Springtime in NOLA

This will be my final posting of the 2016 Lenten season. I wrote a bit about Lent at the start of it, Ash Wednesday, a few weeks ago. And bam, almost before I had time to blink, it’s over, and Easter is upon us. I’ve made some progress on my Lenten resolution of clearing out the clutter, but I’m nowhere near where I’d like to be. The work in progress will just have to continue on past Lent.

The bounty from this past weekend
The bounty from this past weekend

Here’s something to know about Lent in New Orleans. And really, not just New Orleans, but throughout the Gulf South: with Lent comes crawfish boils. It’s funny, because one of the edicts of Lenten observance is abstaining from meat on Fridays. It’s really not much of a sacrifice down here. On any given Friday, you can have your choice of boiled crawfish, or a fish fry, or any number of freshly caught fruits de mer.

While crawfish boils might be ingrained into the fabric of Lent, the crawfish season extends past Easter, fortunately for crawfish fans. For Southern Louisiana, crawfish season is roughly early March through early June—approximately ninety days. The same length and period as the season of spring. Lent is about half that length, and ends when Easter arrives—the first Sunday after the first full moon after the Vernal Equinox. (Sounds rather earthy for a Christian holiday, doesn’t it? It’s the truth, I swear; Wikipedia backs me up).

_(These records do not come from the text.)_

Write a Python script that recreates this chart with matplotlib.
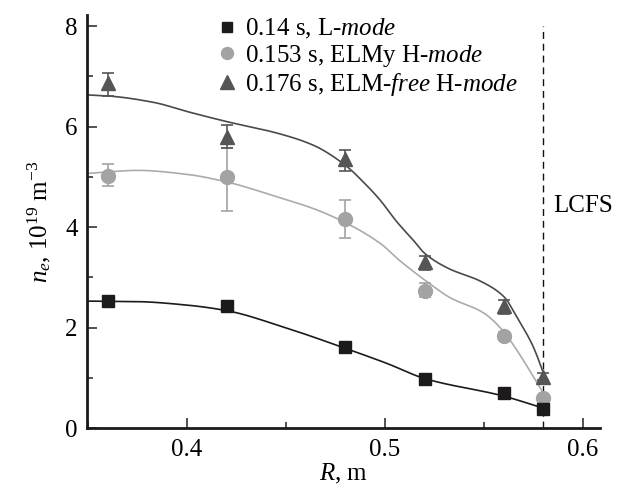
import numpy as np
import matplotlib
matplotlib.use("Agg")
import matplotlib.pyplot as plt
from matplotlib.lines import Line2D
from matplotlib.ticker import MultipleLocator

plt.rcParams['font.family'] = ['Liberation Serif', 'DejaVu Serif']
plt.rcParams['mathtext.fontset'] = 'custom'
plt.rcParams['mathtext.rm'] = 'Liberation Serif'
plt.rcParams['mathtext.it'] = 'Liberation Serif:italic'
plt.rcParams['mathtext.bf'] = 'Liberation Serif:bold'

# ---- data ----
R = [0.36, 0.42, 0.48, 0.52, 0.56, 0.58]

ne_L = [2.53, 2.44, 1.61, 0.99, 0.71, 0.38]

ne_ELMy = [5.02, 5.00, 4.16, 2.74, 1.84, 0.60]
ELMy_lo = [4.81, 4.33, 3.78, 2.62, 1.78, 0.55]
ELMy_hi = [5.25, 5.57, 4.54, 2.88, 1.92, 0.66]

ne_free = [6.86, 5.80, 5.35, 3.31, 2.43, 1.03]
free_lo = [6.61, 5.57, 5.12, 3.15, 2.27, 0.97]
free_hi = [7.07, 6.03, 5.54, 3.42, 2.55, 1.10]

# fitted curves
fitL_R = [0.35, 0.3747, 0.40, 0.42, 0.4505, 0.48, 0.501, 0.52, 0.56, 0.58]
fitL_ne = [2.53, 2.52, 2.45, 2.34, 1.99, 1.59, 1.29, 0.99, 0.64, 0.40]

fitE_R = [0.35, 0.36, 0.375, 0.40, 0.42, 0.4465, 0.4638, 0.48, 0.4975, 0.5076,
          0.5143, 0.52, 0.5328, 0.55, 0.56, 0.5665, 0.5749, 0.58]
fitE_ne = [5.07, 5.10, 5.13, 5.05, 4.90, 4.59, 4.37, 4.09, 3.68, 3.33,
           3.12, 2.95, 2.60, 2.29, 1.92, 1.56, 1.03, 0.70]

fitF_R = [0.35, 0.36, 0.3834, 0.40, 0.42, 0.4465, 0.4638, 0.48, 0.489, 0.4975,
          0.5059, 0.5143, 0.52, 0.532, 0.548, 0.56, 0.5665, 0.5749, 0.58]
fitF_ne = [6.63, 6.61, 6.48, 6.30, 6.10, 5.86, 5.63, 5.23, 4.90, 4.54,
           4.11, 3.74, 3.48, 3.18, 2.93, 2.62, 2.22, 1.62, 1.10]

labels = [r"0.14 s, L-$\mathit{mode}$",
          r"0.153 s, ELMy H-$\mathit{mode}$",
          r"0.176 s, ELM-$\mathit{free}$ H-$\mathit{mode}$"]
LCFS_R = 0.58


def pchip(x, y, xn):
    x = np.asarray(x, float); y = np.asarray(y, float)
    h = np.diff(x); d = np.diff(y) / h
    n = len(x)
    m = np.zeros(n)
    for k in range(1, n - 1):
        if d[k - 1] * d[k] <= 0:
            m[k] = 0.0
        else:
            w1 = 2 * h[k] + h[k - 1]; w2 = h[k] + 2 * h[k - 1]
            m[k] = (w1 + w2) / (w1 / d[k - 1] + w2 / d[k])
    m[0] = d[0]; m[-1] = d[-1]
    idx = np.clip(np.searchsorted(x, xn) - 1, 0, n - 2)
    t = (xn - x[idx]) / h[idx]
    h00 = 2 * t**3 - 3 * t**2 + 1; h10 = t**3 - 2 * t**2 + t
    h01 = -2 * t**3 + 3 * t**2; h11 = t**3 - t**2
    return h00 * y[idx] + h10 * h[idx] * m[idx] + h01 * y[idx + 1] + h11 * h[idx] * m[idx + 1]


c_L = '#1c1a1b'
c_E = '#a3a3a5'
c_F = '#555555'
c_Eline = '#ababab'
c_Fline = '#4a4a4a'

fig = plt.figure(figsize=(6.26, 4.86), dpi=100)
ax = fig.add_axes([87.3 / 626, 1 - 428.3 / 486, (600 - 87.3) / 626, (428.3 - 15) / 486])

for fr, fn, col in [(fitL_R, fitL_ne, c_L), (fitE_R, fitE_ne, c_Eline), (fitF_R, fitF_ne, c_Fline)]:
    xs = np.linspace(fr[0], fr[-1], 400)
    ax.plot(xs, pchip(fr, fn, xs), color=col, lw=1.2, zorder=2)

ne_E = np.array(ne_ELMy); ne_Fa = np.array(ne_free)
ax.errorbar(R, ne_ELMy, yerr=[ne_E - np.array(ELMy_lo), np.array(ELMy_hi) - ne_E],
            fmt='o', color=c_E, ms=10, capsize=4, elinewidth=1.2, capthick=1.2, zorder=3)
ax.errorbar(R, ne_free, yerr=[ne_Fa - np.array(free_lo), np.array(free_hi) - ne_Fa],
            fmt='^', color=c_F, ms=10.5, capsize=4, elinewidth=1.2, capthick=1.2, zorder=4)
ax.plot(R, ne_L, 's', color=c_L, ms=8.6, zorder=5)

ax.axvline(LCFS_R, ymin=0, ymax=8.0 / 8.22, color='#111111', lw=1.0, ls=(0, (5, 3.5)), zorder=1)
ax.text(LCFS_R + 0.0048, 4.42, "LCFS", fontsize=18, va='center', ha='left')

ax.set_xlim(0.3496, 0.6086)
ax.set_ylim(0, 8.22)
ax.xaxis.set_major_locator(MultipleLocator(0.1))
ax.xaxis.set_minor_locator(MultipleLocator(0.05))
ax.yaxis.set_major_locator(MultipleLocator(2))
ax.yaxis.set_minor_locator(MultipleLocator(1))
ax.set_xticks([0.4, 0.5, 0.6])
ax.set_xticklabels(['0.4', '0.5', '0.6'])
ax.tick_params(which='both', direction='in', width=1.1, labelsize=18, color='#222222')
ax.tick_params(which='major', length=7)
ax.tick_params(which='minor', length=4)
ax.tick_params(axis='x', pad=8)
ax.tick_params(axis='y', pad=7)
for s in ['top', 'right']:
    ax.spines[s].set_visible(False)
for s in ['left', 'bottom']:
    ax.spines[s].set_linewidth(2.0)
    ax.spines[s].set_color('#1a1a1a')

ax.set_xlabel(r"$\mathit{R}$, m", fontsize=18, labelpad=0)
ax.set_ylabel(r"$\mathit{n_e}$, 10$^{19}$ m$^{-3}$", fontsize=18, labelpad=9)

handles = [Line2D([], [], ls='none', marker='s', color=c_L, ms=7.2),
           Line2D([], [], ls='none', marker='o', color=c_E, ms=8.6),
           Line2D([], [], ls='none', marker='^', color=c_F, ms=9.4)]
fig.legend(handles, labels, loc='upper left', bbox_to_anchor=(216.7 / 626, 1 - 17 / 486),
           frameon=False, fontsize=18, borderpad=0, borderaxespad=0, handlelength=0.8,
           handletextpad=0.33, labelspacing=0.08)

fig.savefig('out.png', dpi=100)
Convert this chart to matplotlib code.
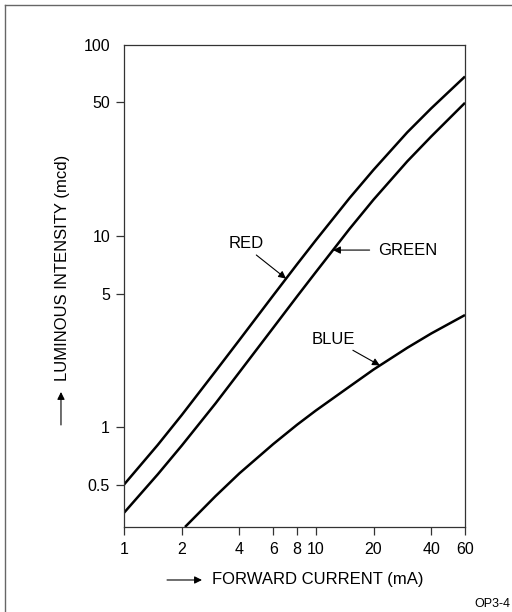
import numpy as np
import matplotlib
matplotlib.use("Agg")
import matplotlib.pyplot as plt
from matplotlib.lines import Line2D
from matplotlib.ticker import FixedLocator, FixedFormatter, NullLocator

plt.rcParams['font.family'] = ['Liberation Sans', 'DejaVu Sans']

# Forward current (mA) and luminous intensity (mcd) per LED colour
current_ma = [1, 1.5, 2, 3, 4, 6, 8, 10, 15, 20, 30, 40, 60]
red_mcd = [0.50, 0.807, 1.156, 1.96, 2.86, 4.89, 7.13, 9.5, 15.8, 22.2, 34.9, 46.6, 68.4]
green_mcd = [0.356, 0.566, 0.80, 1.33, 1.94, 3.31, 4.84, 6.47, 10.9, 15.5, 24.6, 33.2, 49.8]
blue_current_ma = [2.08, 3, 4, 6, 8, 10, 15, 20, 30, 40, 60]
blue_mcd = [0.30, 0.435, 0.573, 0.815, 1.03, 1.22, 1.63, 2.0, 2.60, 3.09, 3.86]

x_ticks = [1, 2, 4, 6, 8, 10, 20, 40, 60]
x_tick_labels = ["1", "2", "4", "6", "8", "10", "20", "40", "60"]
y_ticks = [0.5, 1, 5, 10, 50, 100]
y_tick_labels = ["0.5", "1", "5", "10", "50", "100"]


def on_curve(xs, ys, x):
    """Value of a log-log curve at current x."""
    return 10 ** np.interp(np.log10(x), np.log10(xs), np.log10(ys))


fig = plt.figure(figsize=(5.12, 6.12), dpi=100)
ax = fig.add_axes([0.2422, 0.1389, 0.6660, 0.7876])

for ys, xs in ((red_mcd, current_ma), (green_mcd, current_ma), (blue_mcd, blue_current_ma)):
    ax.plot(xs, ys, color='black', lw=1.8, solid_capstyle='butt', solid_joinstyle='round')

ax.set_xscale('log')
ax.set_yscale('log')
ax.set_xlim(1, 60)
ax.set_ylim(0.3, 100)

ax.xaxis.set_major_locator(FixedLocator(x_ticks))
ax.xaxis.set_major_formatter(FixedFormatter(x_tick_labels))
ax.xaxis.set_minor_locator(NullLocator())
ax.yaxis.set_major_locator(FixedLocator(y_ticks))
ax.yaxis.set_major_formatter(FixedFormatter(y_tick_labels))
ax.yaxis.set_minor_locator(NullLocator())

ax.tick_params(axis='both', direction='out', length=6, width=0.9,
               color='#333333', labelsize=11.5, labelcolor='black')
ax.tick_params(axis='x', pad=5)
ax.tick_params(axis='y', pad=4)
ax.yaxis.get_major_ticks()[-1].tick1line.set_visible(False)

for sp in ax.spines.values():
    sp.set_color('#333333')
    sp.set_linewidth(0.9)

arrow = dict(arrowstyle='-|>', color='black', lw=0.8, mutation_scale=11,
             shrinkA=1, shrinkB=0)

# Curve labels with pointers
red_x = 7.0
ax.annotate('RED', xy=(red_x, on_curve(current_ma, red_mcd, red_x)),
            xytext=(4.35, 9.1), ha='center', va='center', fontsize=12,
            arrowprops=dict(arrow, relpos=(0.65, 0.0)))

green_x = 12.3
green_y = on_curve(current_ma, green_mcd, green_x)
ax.annotate('GREEN', xy=(green_x, green_y), xytext=(21.1, green_y),
            ha='left', va='center', fontsize=12,
            arrowprops=dict(arrow, relpos=(0.0, 0.5), shrinkA=4))

blue_x = 21.6
ax.annotate('BLUE', xy=(blue_x, on_curve(blue_current_ma, blue_mcd, blue_x)),
            xytext=(12.4, 2.88), ha='center', va='center', fontsize=12,
            arrowprops=dict(arrow, relpos=(0.8, 0.0)))

# Axis titles with leading arrows
fig.text(0.1211, 0.5629, 'LUMINOUS INTENSITY (mcd)', rotation=90,
         ha='center', va='center', fontsize=12)
fig.add_artist(plt.Annotation('', xy=(0.1191, 0.3595), xytext=(0.1191, 0.3056),
                              xycoords='figure fraction', textcoords='figure fraction',
                              arrowprops=dict(arrow, shrinkA=0)))
fig.text(0.4141, 0.0523, 'FORWARD CURRENT (mA)', ha='left', va='center', fontsize=12)
fig.add_artist(plt.Annotation('', xy=(0.3945, 0.0523), xytext=(0.3262, 0.0523),
                              xycoords='figure fraction', textcoords='figure fraction',
                              arrowprops=dict(arrow, shrinkA=0)))

fig.text(0.996, 0.0131, 'OP3-4', ha='right', va='center', fontsize=9)

# Page frame (top and left edges)
fig.add_artist(Line2D([0.0098, 1.0], [0.9918, 0.9918], transform=fig.transFigure,
                      color='#666666', lw=1.0))
fig.add_artist(Line2D([0.0098, 0.0098], [0.0, 0.9918], transform=fig.transFigure,
                      color='#666666', lw=1.0))

fig.savefig('out.png', dpi=100)
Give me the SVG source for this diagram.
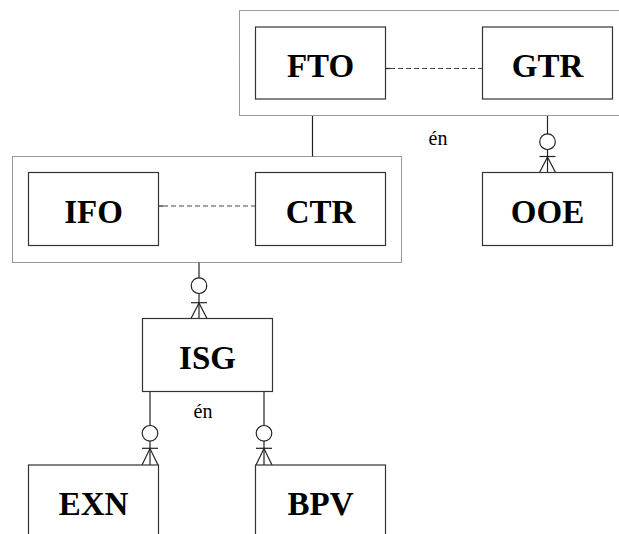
<svg xmlns="http://www.w3.org/2000/svg" width="619" height="534" viewBox="0 0 619 534">
<style>
.box{fill:#fff;stroke:#333;stroke-width:1.2}
.grp{fill:none;stroke:#333;stroke-width:1;stroke-dasharray:1 1}
.lbl{font-family:"Liberation Serif","Times New Roman",serif;font-weight:bold;font-size:33px;fill:#000;text-anchor:middle}
.rel{font-family:"Liberation Serif","Times New Roman",serif;font-size:20px;fill:#000;text-anchor:middle}
.ln{stroke:#222;stroke-width:1.2;fill:none}
.dash{stroke:#444;stroke-width:1.2;stroke-dasharray:5 3;fill:none}
.circ{fill:#fff;stroke:#222;stroke-width:1.2}
</style>
<rect id="group-top" class="grp" x="239.5" y="10.5" width="400" height="105"/>
<rect id="group-bottom" class="grp" x="12.5" y="156.5" width="389" height="106"/>
<g id="connectors">
  <line class="ln" x1="385.5" y1="68.5" x2="390" y2="68.5"/>
  <line class="dash" x1="390" y1="68.5" x2="482.5" y2="68.5"/>
  <line class="ln" x1="158.5" y1="206" x2="163" y2="206"/>
  <line class="dash" x1="163" y1="206" x2="255.5" y2="206"/>
  <line class="ln" x1="312.5" y1="116" x2="312.5" y2="156.5"/>
  <line class="ln" x1="547.5" y1="116" x2="547.5" y2="172.5"/>
  <circle class="circ" cx="547.5" cy="141.7" r="7.8"/>
  <line class="ln" x1="539.5" y1="156.5" x2="555.5" y2="156.5"/>
  <polyline class="ln" points="539.5,172.5 547.5,157 555.5,172.5"/>
  <line class="ln" x1="199" y1="262.5" x2="199" y2="318.5"/>
  <circle class="circ" cx="199" cy="285.7" r="7.8"/>
  <line class="ln" x1="191" y1="302.7" x2="207" y2="302.7"/>
  <polyline class="ln" points="191,318.5 199,303 207,318.5"/>
  <line class="ln" x1="150" y1="391.5" x2="150" y2="465"/>
  <circle class="circ" cx="150" cy="433.3" r="7.8"/>
  <line class="ln" x1="142" y1="448.3" x2="158" y2="448.3"/>
  <polyline class="ln" points="142,465 150,448.6 158,465"/>
  <line class="ln" x1="264" y1="391.5" x2="264" y2="465"/>
  <circle class="circ" cx="264" cy="433.3" r="7.8"/>
  <line class="ln" x1="256" y1="448.3" x2="272" y2="448.3"/>
  <polyline class="ln" points="256,465 264,448.6 272,465"/>
  <text class="rel" x="438" y="145">én</text>
  <text class="rel" x="203" y="418">én</text>
</g>
<g id="FTO"><rect class="box" x="255.5" y="27" width="130" height="72"/><text class="lbl" x="320.5" y="76.5">FTO</text></g>
<g id="GTR"><rect class="box" x="482.5" y="27" width="130" height="72"/><text class="lbl" x="547.5" y="76.5">GTR</text></g>
<g id="IFO"><rect class="box" x="28.5" y="172.5" width="130" height="73"/><text class="lbl" x="93.5" y="222.5">IFO</text></g>
<g id="CTR"><rect class="box" x="255.5" y="172.5" width="130" height="73"/><text class="lbl" x="320.5" y="222.5">CTR</text></g>
<g id="OOE"><rect class="box" x="482.5" y="172.5" width="130" height="73"/><text class="lbl" x="547.5" y="222.5">OOE</text></g>
<g id="ISG"><rect class="box" x="142.5" y="318.5" width="130" height="73"/><text class="lbl" x="207.5" y="368.5">ISG</text></g>
<g id="EXN"><rect class="box" x="28.5" y="465" width="130" height="80"/><text class="lbl" x="93.5" y="514.5">EXN</text></g>
<g id="BPV"><rect class="box" x="255.5" y="465" width="130" height="80"/><text class="lbl" x="320.5" y="514.5">BPV</text></g>
</svg>
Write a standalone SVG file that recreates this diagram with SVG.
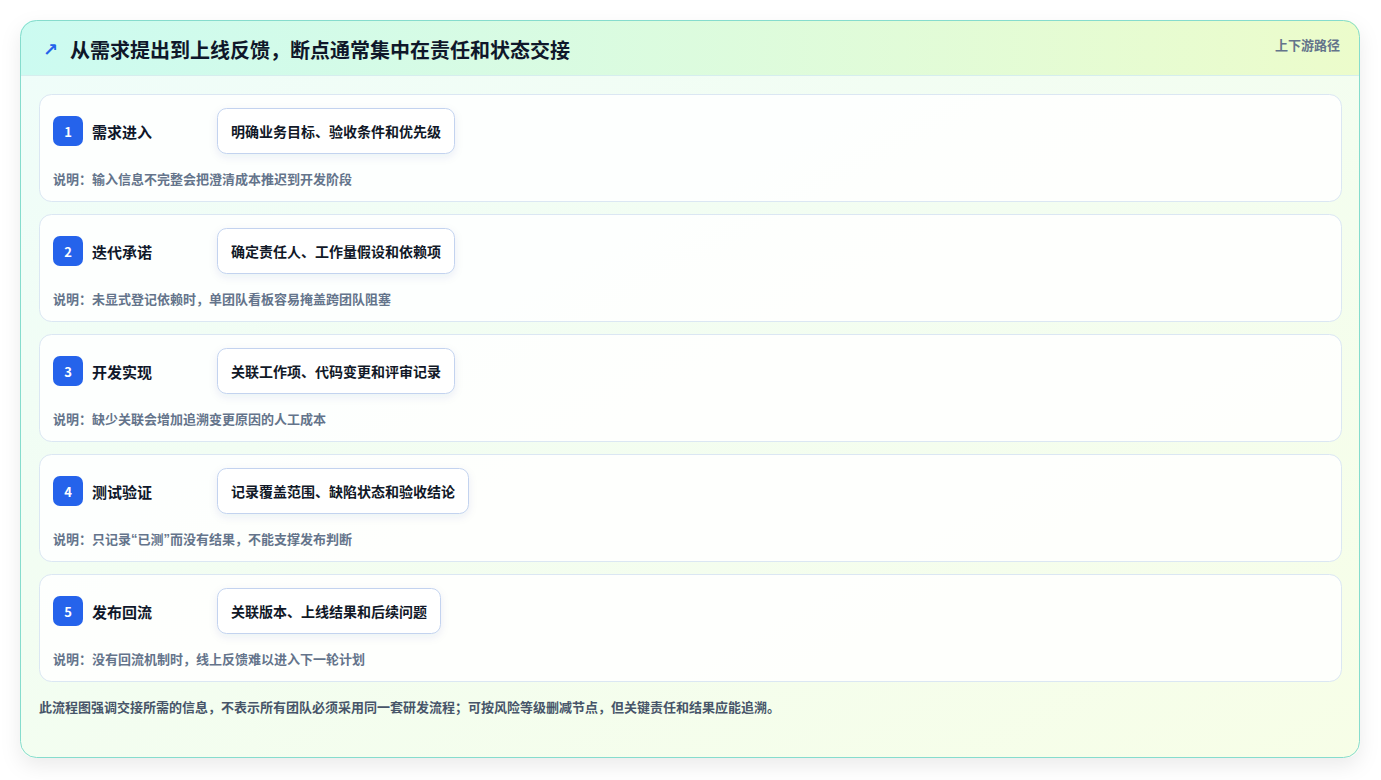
<svg xmlns="http://www.w3.org/2000/svg" width="1381" height="780" viewBox="0 0 1381 780">
<defs>
<linearGradient id="hdr" x1="0" y1="0" x2="1" y2="0"><stop offset="0" stop-color="#ccfbf1"/><stop offset="1" stop-color="#ecfccb"/></linearGradient>
<linearGradient id="body" x1="0" y1="0" x2="1" y2="1"><stop offset="0" stop-color="#effdfa"/><stop offset="1" stop-color="#f7fee7"/></linearGradient>
<clipPath id="oc"><rect x="20" y="20" width="1340" height="738" rx="16"/></clipPath>
<filter id="sh" x="-5%" y="-5%" width="110%" height="115%"><feDropShadow dx="0" dy="8" stdDeviation="10" flood-color="#0f172a" flood-opacity="0.08"/></filter>
<filter id="psh" x="-10%" y="-20%" width="120%" height="160%"><feDropShadow dx="0" dy="3" stdDeviation="4" flood-color="#1e3a8a" flood-opacity="0.08"/></filter>
<style>
text{font-family:"Noto Sans CJK SC","Noto Sans",sans-serif;font-weight:700;dominant-baseline:central}
.title{font-size:20px;fill:#0f172a}
.tag{font-size:13px;fill:#64748b}
.card{fill:#ffffff;fill-opacity:0.85;stroke:#dbe7f3;stroke-width:1}
.badge{fill:#2563eb}
.num{font-size:13px;fill:#ffffff;text-anchor:middle}
.stitle{font-size:15px;fill:#0f172a}
.pill{fill:#ffffff;stroke:#c3d3ef;stroke-width:1}
.ptext{font-size:14px;fill:#111827}
.desc{font-size:13px;fill:#64748b}
.q{font-family:"Liberation Sans",sans-serif}
.foot{font-size:13px;fill:#475569}
</style>
</defs>
<rect x="20" y="20" width="1340" height="738" rx="16" fill="url(#body)" filter="url(#sh)"/>
<g clip-path="url(#oc)">
<rect x="20" y="20" width="1340" height="55" fill="url(#hdr)"/>
<line x1="20" y1="75.5" x2="1360" y2="75.5" stroke="#d6eeee"/>
</g>
<rect x="20.5" y="20.5" width="1339" height="737" rx="16" fill="none" stroke="#86dccd"/>
<g id="header">
<text x="43" y="49" style="font-size:18px;fill:#2563eb;font-family:'DejaVu Sans',sans-serif">↗</text>
<text class="title" x="70" y="49">从需求提出到上线反馈，断点通常集中在责任和状态交接</text>
<text class="tag" x="1340" y="44" text-anchor="end">上下游路径</text>
</g>
<g id="connectors"></g>
<g id="step1">
<rect class="card" x="39.5" y="94.5" width="1302" height="107" rx="12"/>
<rect class="badge" x="53" y="116" width="30" height="30" rx="7"/>
<text class="num" x="68" y="131">1</text>
<text class="stitle" x="92" y="131">需求进入</text>
<rect class="pill" x="217.5" y="108.5" width="237" height="45" rx="9" filter="url(#psh)"/>
<text class="ptext" x="231" y="131">明确业务目标、验收条件和优先级</text>
<text class="desc" x="53" y="178">说明：输入信息不完整会把澄清成本推迟到开发阶段</text>
</g>
<g id="step2">
<rect class="card" x="39.5" y="214.5" width="1302" height="107" rx="12"/>
<rect class="badge" x="53" y="236" width="30" height="30" rx="7"/>
<text class="num" x="68" y="251">2</text>
<text class="stitle" x="92" y="251">迭代承诺</text>
<rect class="pill" x="217.5" y="228.5" width="237" height="45" rx="9" filter="url(#psh)"/>
<text class="ptext" x="231" y="251">确定责任人、工作量假设和依赖项</text>
<text class="desc" x="53" y="298">说明：未显式登记依赖时，单团队看板容易掩盖跨团队阻塞</text>
</g>
<g id="step3">
<rect class="card" x="39.5" y="334.5" width="1302" height="107" rx="12"/>
<rect class="badge" x="53" y="356" width="30" height="30" rx="7"/>
<text class="num" x="68" y="371">3</text>
<text class="stitle" x="92" y="371">开发实现</text>
<rect class="pill" x="217.5" y="348.5" width="237" height="45" rx="9" filter="url(#psh)"/>
<text class="ptext" x="231" y="371">关联工作项、代码变更和评审记录</text>
<text class="desc" x="53" y="418">说明：缺少关联会增加追溯变更原因的人工成本</text>
</g>
<g id="step4">
<rect class="card" x="39.5" y="454.5" width="1302" height="107" rx="12"/>
<rect class="badge" x="53" y="476" width="30" height="30" rx="7"/>
<text class="num" x="68" y="491">4</text>
<text class="stitle" x="92" y="491">测试验证</text>
<rect class="pill" x="217.5" y="468.5" width="251" height="45" rx="9" filter="url(#psh)"/>
<text class="ptext" x="231" y="491">记录覆盖范围、缺陷状态和验收结论</text>
<text class="desc" x="53" y="538">说明：只记录<tspan class="q">“</tspan>已测<tspan class="q">”</tspan>而没有结果，不能支撑发布判断</text>
</g>
<g id="step5">
<rect class="card" x="39.5" y="574.5" width="1302" height="107" rx="12"/>
<rect class="badge" x="53" y="596" width="30" height="30" rx="7"/>
<text class="num" x="68" y="611">5</text>
<text class="stitle" x="92" y="611">发布回流</text>
<rect class="pill" x="217.5" y="588.5" width="223" height="45" rx="9" filter="url(#psh)"/>
<text class="ptext" x="231" y="611">关联版本、上线结果和后续问题</text>
<text class="desc" x="53" y="658">说明：没有回流机制时，线上反馈难以进入下一轮计划</text>
</g>
<g id="footer">
<text class="foot" x="39" y="706">此流程图强调交接所需的信息，不表示所有团队必须采用同一套研发流程；可按风险等级删减节点，但关键责任和结果应能追溯。</text>
</g>
</svg>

Husband Tim and brother Jerry held the annual family crawfish boil just this past Saturday. I think this was the fifth or sixth year—the tradition sort of began as a way to commingle all the family birthdays we have in March. It still works out that way—this year, nephew Jerry, his wife Lisa and baby Madison were in town from California. Madison will turn one next month, so we took the opportunity to celebrate her birthday early with her New Orleans family.

Niece Kate with a hapless crustacean
Niece Kate with a hapless crustacean

Across Southern Louisiana, crawfish boils are more than just an excuse for gathering, throwing some hapless crustaceans into a pot with a bunch of spices, and washing it all down with beer. They can be a creative outlet, too. What goes into the pot with the crawfish is really up to the taste and imagination of the boiler. Mushrooms, new potatoes and corn are common. Garlic is also common, but not in my family’s boils. Garlic is not kind to Jerry or me, so I’m not too sad to see it excluded.

Tim and Jerry have experimented with throwing butter, cheese hot dogs (I love these), and artichokes into the pot. I’ve also heard of pineapple, Brussels sprouts, cauliflower, baby carrots and ravioli.

In a very personal sense, this family crawfish boil has become a rite of spring for me. Living in a temperate climate where snow and ice are very, very, rare; you kind of have to pay close attention to see the markers of the season change. Down here, you typically see green, even throughout the winter. But in spring, the green gains a preternatural vibrancy. We do have deciduous trees, but you have to pick them out against the ever-present backdrop of evergreens. I love seeing the crape myrtles sprout their new foliage, a harbinger of the colorful blossoms that will come in the summer.

A few things I don’t enjoy as much: watching the oaks shed their pollen, leaving a yellow film over everything. (This is terrible for allergies, too). Or evading the swarms of termites that arrive during nightfall for a moveable time period each May.

But these feel like a small price to pay for the beauty of this season here. I’ll suffer them, if it means I get witness the bursts of azalea blooms all around the city. Or feel the breeze of 75-degree temperatures against my skin (before the 90+ of summer).

Or enjoy the singular pleasure of boiled crawfish (and assorted foodstuffs) during a mild afternoon with people I love.